Objective: To examine whether various nursing hours measures yield different model estimations when predicting patient outcomes and to determine the best method to measure nurse staffing based on the model estimations.
Data sources/setting: We analyzed data from the University HealthSystem Consortium for 2005. The sample comprised 208 hospital-quarter observations from 54 hospitals, representing information on 971 adult-care units and about 1 million inpatient discharges.
Methods: We compared regression models using different combinations of staffing measures based on productive/nonproductive and direct-care/indirect-care hours. Akaike Information Criterion and Bayesian Information Criterion were used in the assessment of staffing measure performance.

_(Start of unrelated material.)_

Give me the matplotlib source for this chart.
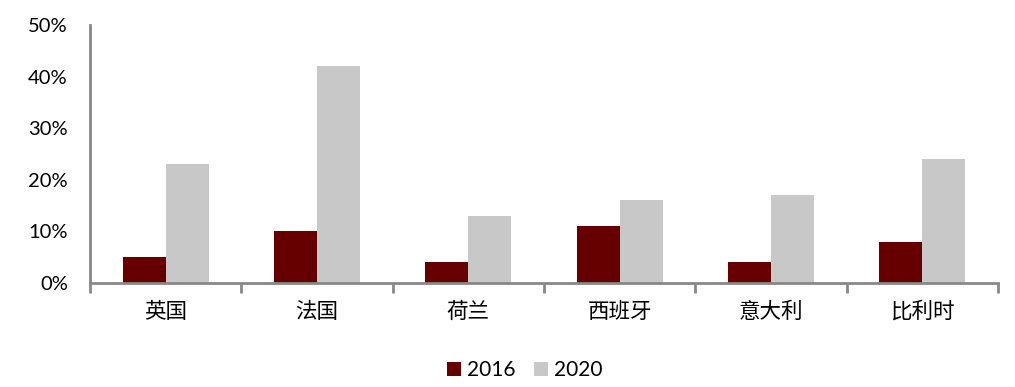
import matplotlib
matplotlib.use("Agg")
import matplotlib.pyplot as plt
import numpy as np
from matplotlib.ticker import FuncFormatter, FixedLocator

categories = ["英国", "法国", "荷兰", "西班牙", "意大利", "比利时"]
v2016 = [5, 10, 4, 11, 4, 8]
v2020 = [23, 42, 13, 16, 17, 24]
series_names = ["2016", "2020"]
yticks = [0, 10, 20, 30, 40, 50]

c16 = "#660000"
c20 = "#C8C8C8"
spine_c = "#888888"

fig = plt.figure(figsize=(10.15, 3.87), dpi=100)
ax = fig.add_axes([90/1015, 1-283/387, (998-90)/1015, (283-25)/387])

x = np.arange(len(categories))
w = 0.284
ax.bar(x - w/2, v2016, width=w, color=c16, label=series_names[0], zorder=2)
ax.bar(x + w/2, v2020, width=w, color=c20, label=series_names[1], zorder=2)

ax.set_xlim(-0.5, len(categories) - 0.5)
ax.set_ylim(0, 50)
ax.set_yticks(yticks)
ax.yaxis.set_major_formatter(FuncFormatter(lambda v, p: f"{int(v)}%"))
ax.tick_params(axis="y", length=0, pad=16, labelsize=14.5)
for t in ax.get_yticklabels():
    t.set_fontfamily(["Lato", "DejaVu Sans"])

ax.set_xticks(x)
ax.set_xticklabels(categories, fontfamily=["Noto Sans CJK SC", "DejaVu Sans"], fontsize=15.5)
ax.tick_params(axis="x", which="major", length=0, pad=13)
ax.xaxis.set_minor_locator(FixedLocator(np.arange(-0.5, len(categories), 1.0)))
ax.tick_params(axis="x", which="minor", length=7, width=2, color=spine_c)

for s in ["top", "right"]:
    ax.spines[s].set_visible(False)
for s in ["left", "bottom"]:
    ax.spines[s].set_color(spine_c)
    ax.spines[s].set_linewidth(2)

leg = fig.legend(loc="center", bbox_to_anchor=(525/1015, 1-370/387), ncol=2, frameon=False,
                 prop={"family": ["Lato", "DejaVu Sans"], "size": 15},
                 handlelength=0.65, handleheight=0.65, handletextpad=0.3, columnspacing=0.9)

fig.savefig("out.png", dpi=100)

Results: The models that included the staffing measure calculated from productive hours by direct-care providers were best, in general. However, the Akaike Information Criterion and Bayesian Information Criterion differences between models were small, indicating that distinguishing nonproductive and indirect-care hours from productive direct-care hours does not substantially affect the approximation of the relationship between nurse staffing and patient outcomes.
Conclusions: This study is the first to explicitly evaluate various measures of nurse staffing. Productive hours by direct-care providers are the strongest measure related to patient outcomes and thus should be preferred in research on nurse staffing and patient outcomes.